|M.Sc Student||Haj Ali Ameer|
|Subject||Performing Image Processing in Memristive Memory|
|Department||Department of Electrical and Computer Engineering||Supervisor||ASSOCIATE PROF. Shahar Kvatinsky|
|Full Thesis text|
In modern von Neumann systems, the data is stored in a memory but processed in a separate processing unit. Data transfer between these units incurs energy and delay several orders of magnitude greater than the energy and delay incurred by computation itself. To address this problem, many emerging architectures are being proposed. One promising approach is to use memristors, special elements which are capable of both storing data and computing. A previously proposed logic implementation technique called MAGIC allows performing NOR gates within a crossbar structure, where the inputs of the gates are the initially stored logical states of the input memristors, and the output is the logical state of the output memristor at the end of the computation. This enables the execution to be completely within the memory, allowing us to build a memristive Memory Processing Unit (mMPU) where MAGIC NOR is employed as the basis for all data processing.

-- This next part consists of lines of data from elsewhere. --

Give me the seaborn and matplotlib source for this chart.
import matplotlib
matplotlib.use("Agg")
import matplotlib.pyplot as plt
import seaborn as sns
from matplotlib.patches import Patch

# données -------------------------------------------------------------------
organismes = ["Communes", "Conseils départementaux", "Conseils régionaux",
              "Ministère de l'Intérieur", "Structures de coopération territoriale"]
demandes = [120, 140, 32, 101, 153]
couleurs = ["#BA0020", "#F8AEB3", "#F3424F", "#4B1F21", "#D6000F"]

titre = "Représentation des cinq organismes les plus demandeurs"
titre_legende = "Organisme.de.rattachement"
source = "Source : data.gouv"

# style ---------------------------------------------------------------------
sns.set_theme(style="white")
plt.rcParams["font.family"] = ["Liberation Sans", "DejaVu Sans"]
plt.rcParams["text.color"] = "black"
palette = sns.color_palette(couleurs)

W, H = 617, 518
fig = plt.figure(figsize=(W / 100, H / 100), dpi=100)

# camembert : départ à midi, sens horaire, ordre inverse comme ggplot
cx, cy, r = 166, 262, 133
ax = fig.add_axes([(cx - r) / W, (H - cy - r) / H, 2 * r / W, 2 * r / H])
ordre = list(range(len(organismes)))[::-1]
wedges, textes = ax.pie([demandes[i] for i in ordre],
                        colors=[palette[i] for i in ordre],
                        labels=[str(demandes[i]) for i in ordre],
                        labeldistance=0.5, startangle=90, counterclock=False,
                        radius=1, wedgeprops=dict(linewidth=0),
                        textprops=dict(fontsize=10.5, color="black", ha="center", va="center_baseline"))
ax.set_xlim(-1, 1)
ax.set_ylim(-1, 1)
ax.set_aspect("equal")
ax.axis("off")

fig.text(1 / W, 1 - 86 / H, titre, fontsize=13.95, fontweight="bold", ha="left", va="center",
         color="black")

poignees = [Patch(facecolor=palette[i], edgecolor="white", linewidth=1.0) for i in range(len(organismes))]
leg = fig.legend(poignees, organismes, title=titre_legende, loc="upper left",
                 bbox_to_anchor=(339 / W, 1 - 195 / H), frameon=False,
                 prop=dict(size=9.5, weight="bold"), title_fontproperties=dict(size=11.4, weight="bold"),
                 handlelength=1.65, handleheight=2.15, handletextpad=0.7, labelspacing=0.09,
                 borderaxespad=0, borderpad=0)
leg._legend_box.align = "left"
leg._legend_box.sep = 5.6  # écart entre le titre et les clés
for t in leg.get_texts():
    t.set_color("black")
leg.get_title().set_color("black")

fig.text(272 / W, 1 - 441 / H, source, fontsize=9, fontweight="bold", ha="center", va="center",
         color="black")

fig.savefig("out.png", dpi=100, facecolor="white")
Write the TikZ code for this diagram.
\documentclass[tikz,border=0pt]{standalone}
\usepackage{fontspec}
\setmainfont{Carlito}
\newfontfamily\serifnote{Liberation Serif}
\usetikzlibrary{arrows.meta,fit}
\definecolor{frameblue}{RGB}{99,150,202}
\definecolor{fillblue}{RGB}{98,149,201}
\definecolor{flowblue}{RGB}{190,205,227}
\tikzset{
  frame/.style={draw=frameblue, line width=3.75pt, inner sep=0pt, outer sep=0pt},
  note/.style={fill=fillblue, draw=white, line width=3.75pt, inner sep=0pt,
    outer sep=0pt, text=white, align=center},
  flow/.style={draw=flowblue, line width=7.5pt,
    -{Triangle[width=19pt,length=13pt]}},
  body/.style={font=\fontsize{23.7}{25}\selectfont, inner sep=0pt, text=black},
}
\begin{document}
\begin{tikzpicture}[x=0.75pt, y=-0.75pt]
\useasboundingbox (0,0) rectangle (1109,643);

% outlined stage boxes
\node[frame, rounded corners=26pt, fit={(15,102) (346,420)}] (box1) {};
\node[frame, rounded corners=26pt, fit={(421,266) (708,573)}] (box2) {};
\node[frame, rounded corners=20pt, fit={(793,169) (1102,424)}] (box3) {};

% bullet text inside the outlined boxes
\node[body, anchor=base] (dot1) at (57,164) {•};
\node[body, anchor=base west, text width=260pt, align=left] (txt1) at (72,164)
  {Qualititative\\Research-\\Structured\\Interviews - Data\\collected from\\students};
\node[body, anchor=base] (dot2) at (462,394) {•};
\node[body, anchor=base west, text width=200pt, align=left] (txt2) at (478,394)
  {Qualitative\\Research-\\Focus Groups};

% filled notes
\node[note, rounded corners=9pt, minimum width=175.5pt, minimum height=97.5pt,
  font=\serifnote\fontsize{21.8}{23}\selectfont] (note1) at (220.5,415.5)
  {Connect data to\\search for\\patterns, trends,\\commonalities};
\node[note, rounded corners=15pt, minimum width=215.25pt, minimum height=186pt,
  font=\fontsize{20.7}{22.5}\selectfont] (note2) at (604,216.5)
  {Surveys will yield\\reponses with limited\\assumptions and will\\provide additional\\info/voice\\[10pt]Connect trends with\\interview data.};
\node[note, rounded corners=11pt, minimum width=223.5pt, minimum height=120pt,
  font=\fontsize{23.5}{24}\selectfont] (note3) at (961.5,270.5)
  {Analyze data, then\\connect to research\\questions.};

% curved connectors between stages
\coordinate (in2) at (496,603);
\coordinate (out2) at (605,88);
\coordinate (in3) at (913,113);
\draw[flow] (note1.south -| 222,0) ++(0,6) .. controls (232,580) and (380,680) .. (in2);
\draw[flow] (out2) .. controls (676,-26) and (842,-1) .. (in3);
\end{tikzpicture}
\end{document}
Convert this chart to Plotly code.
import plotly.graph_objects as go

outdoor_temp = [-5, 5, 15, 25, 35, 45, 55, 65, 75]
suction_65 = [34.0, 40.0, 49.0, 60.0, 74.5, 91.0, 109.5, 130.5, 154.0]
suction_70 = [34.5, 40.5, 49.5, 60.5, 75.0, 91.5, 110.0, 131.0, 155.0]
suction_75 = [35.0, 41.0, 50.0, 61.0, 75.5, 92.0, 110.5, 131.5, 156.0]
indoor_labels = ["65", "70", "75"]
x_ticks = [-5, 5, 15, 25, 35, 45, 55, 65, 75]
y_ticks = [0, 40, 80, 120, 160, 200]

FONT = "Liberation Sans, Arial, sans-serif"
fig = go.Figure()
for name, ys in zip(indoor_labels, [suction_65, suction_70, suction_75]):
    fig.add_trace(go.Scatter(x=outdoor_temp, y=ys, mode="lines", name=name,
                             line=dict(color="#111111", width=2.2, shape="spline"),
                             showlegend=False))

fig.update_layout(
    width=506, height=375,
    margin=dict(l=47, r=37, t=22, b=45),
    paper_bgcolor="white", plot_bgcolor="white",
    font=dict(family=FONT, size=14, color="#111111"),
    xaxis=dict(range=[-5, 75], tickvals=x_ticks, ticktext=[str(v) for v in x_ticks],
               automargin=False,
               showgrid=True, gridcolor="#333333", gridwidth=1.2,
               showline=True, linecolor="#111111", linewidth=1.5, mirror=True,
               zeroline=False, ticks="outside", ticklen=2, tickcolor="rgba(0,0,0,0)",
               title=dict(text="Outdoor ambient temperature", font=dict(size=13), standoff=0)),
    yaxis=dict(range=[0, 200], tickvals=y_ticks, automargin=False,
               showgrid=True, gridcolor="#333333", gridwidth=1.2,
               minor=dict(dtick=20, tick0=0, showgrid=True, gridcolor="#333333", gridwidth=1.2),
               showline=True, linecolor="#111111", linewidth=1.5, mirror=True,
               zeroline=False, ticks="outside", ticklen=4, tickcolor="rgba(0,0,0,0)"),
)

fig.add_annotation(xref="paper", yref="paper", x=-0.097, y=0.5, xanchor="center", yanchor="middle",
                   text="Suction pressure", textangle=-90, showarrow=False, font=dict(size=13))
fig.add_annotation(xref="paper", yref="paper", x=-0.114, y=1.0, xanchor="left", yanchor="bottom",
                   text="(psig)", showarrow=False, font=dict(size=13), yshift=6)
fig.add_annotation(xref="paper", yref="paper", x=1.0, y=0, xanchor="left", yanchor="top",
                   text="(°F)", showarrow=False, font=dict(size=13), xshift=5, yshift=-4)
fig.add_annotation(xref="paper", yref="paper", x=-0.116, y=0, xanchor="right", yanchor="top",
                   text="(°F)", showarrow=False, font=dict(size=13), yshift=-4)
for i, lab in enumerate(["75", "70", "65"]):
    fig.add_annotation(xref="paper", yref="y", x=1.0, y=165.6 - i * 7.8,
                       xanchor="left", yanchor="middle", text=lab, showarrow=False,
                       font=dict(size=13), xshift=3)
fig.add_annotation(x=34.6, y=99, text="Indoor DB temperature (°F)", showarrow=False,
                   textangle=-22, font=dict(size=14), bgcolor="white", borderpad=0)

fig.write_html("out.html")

This research deals with supporting MAGIC-based digital image processing algorithms within the mMPU. First, a tool is proposed for analytical modeling of MAGIC and other necessary memory operations inside the non-ideal, size-limited, memristive memory arrays. This tool allows designers to determine the required voltages, isolation schemes and memristor parameters that guarantee proper functionality within the memory arrays given all non-idealities such as the parasitic resistances, sneak paths, and peak power. Second, four algorithms for efficient execution of fixed-point multiplication using MAGIC gates are proposed. These algorithms achieve superior latency and throughput than a previous work and significantly reduce the area cost. They can thus be feasibly implemented inside the size-limited memory arrays. These fixed-point multiplication algorithms are used to efficiently perform more complex in-memory operations such as image convolution. Maximizing the parallelism by partitioning large images to multiple arrays is also explored. A functional, cycle-accurate simulator was built to evaluate and verify all the proposed algorithms. Deploying these algorithms in the mMPU provides superior performance over state-of-the-art, processing in-memory architectures for data intensive applications.